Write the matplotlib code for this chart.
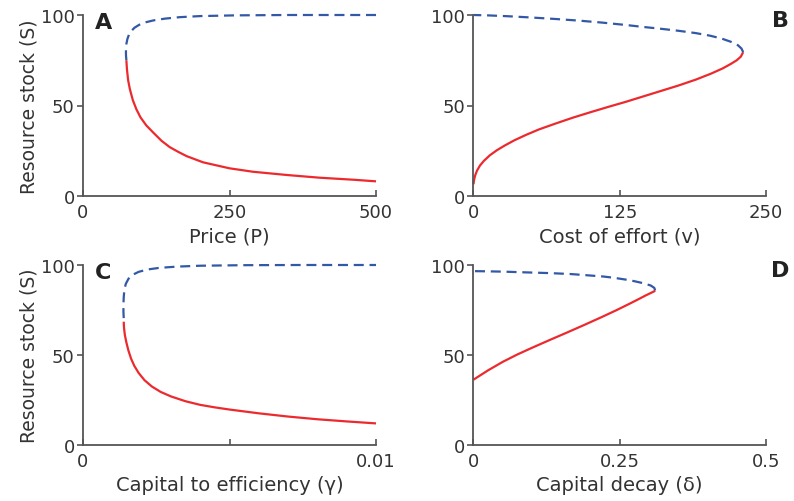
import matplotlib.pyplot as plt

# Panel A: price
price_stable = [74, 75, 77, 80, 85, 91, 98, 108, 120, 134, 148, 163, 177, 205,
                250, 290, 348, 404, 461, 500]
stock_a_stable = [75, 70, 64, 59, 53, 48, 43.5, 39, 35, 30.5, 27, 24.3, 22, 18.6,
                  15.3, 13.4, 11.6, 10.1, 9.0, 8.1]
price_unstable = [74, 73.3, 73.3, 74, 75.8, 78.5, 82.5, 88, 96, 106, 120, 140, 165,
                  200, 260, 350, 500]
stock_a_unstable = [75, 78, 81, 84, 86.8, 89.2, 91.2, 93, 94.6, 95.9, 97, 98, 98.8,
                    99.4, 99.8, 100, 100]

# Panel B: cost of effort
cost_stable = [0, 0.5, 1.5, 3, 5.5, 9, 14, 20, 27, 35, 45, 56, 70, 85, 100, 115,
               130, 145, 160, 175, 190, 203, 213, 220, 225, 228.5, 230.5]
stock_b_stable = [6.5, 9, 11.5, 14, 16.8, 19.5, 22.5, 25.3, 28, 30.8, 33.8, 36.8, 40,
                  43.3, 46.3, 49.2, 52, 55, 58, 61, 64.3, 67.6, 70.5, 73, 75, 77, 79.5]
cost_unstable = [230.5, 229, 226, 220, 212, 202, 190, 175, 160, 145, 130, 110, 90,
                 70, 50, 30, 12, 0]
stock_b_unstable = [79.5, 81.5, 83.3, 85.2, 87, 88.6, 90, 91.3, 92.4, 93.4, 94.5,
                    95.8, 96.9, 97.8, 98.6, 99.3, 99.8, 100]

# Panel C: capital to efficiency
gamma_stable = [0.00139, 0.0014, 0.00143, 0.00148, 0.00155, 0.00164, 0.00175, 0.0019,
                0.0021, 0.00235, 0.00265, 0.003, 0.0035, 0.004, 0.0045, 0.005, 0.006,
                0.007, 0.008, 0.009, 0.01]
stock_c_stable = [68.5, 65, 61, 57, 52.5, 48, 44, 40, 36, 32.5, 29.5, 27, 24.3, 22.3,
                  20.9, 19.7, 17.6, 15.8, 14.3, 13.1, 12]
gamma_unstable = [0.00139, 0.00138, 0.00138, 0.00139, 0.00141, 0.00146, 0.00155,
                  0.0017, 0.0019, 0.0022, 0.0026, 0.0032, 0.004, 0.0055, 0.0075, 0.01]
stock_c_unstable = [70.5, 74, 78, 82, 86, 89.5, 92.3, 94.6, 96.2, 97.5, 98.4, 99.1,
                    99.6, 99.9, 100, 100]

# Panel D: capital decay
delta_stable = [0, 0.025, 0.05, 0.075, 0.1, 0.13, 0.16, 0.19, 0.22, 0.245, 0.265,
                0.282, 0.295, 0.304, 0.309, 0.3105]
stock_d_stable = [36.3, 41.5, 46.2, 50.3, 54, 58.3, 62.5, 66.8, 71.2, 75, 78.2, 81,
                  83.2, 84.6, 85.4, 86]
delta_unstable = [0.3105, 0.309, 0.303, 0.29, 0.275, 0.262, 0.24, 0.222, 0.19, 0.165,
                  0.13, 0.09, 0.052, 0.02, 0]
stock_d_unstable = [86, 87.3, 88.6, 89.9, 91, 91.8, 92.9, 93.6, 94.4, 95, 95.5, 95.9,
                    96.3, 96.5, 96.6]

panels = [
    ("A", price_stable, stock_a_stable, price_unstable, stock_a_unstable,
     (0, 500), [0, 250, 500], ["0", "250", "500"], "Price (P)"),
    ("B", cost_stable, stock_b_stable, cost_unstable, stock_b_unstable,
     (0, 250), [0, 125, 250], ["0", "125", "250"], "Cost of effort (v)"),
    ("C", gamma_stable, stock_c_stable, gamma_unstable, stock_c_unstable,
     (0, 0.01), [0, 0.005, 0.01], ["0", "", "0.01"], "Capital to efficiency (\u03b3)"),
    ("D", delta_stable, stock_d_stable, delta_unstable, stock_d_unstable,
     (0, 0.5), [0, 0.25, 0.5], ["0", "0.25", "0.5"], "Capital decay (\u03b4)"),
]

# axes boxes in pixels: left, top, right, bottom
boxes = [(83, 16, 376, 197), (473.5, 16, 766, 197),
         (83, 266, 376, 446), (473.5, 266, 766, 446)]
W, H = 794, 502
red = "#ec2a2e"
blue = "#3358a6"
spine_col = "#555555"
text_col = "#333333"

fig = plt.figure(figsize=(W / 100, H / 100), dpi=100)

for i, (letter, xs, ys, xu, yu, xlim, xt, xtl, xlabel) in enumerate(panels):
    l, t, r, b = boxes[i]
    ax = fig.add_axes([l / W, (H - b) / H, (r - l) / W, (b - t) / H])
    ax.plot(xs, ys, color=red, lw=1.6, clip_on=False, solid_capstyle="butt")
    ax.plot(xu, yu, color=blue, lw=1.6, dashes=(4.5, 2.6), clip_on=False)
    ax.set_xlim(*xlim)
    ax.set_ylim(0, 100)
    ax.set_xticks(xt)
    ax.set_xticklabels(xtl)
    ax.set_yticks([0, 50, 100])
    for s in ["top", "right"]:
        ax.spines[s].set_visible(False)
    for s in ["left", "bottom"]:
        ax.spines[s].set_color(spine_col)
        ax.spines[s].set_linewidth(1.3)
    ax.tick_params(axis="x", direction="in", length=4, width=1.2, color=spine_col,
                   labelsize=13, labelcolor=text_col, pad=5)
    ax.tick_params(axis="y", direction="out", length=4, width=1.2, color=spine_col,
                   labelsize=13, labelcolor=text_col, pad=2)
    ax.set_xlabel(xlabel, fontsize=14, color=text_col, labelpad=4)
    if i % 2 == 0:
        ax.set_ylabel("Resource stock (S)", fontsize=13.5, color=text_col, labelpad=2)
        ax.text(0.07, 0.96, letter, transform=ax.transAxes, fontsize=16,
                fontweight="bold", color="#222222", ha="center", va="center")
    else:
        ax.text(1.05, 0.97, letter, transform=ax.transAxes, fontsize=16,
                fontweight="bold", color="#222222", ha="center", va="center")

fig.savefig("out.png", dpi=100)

**Task requirements**
Repeat, with no pictures, each line from the beginning of the data through the line containing "import matplotlib.pyplot as plt", inclusive.

**Output**
Write the matplotlib code for this chart.
import matplotlib.pyplot as plt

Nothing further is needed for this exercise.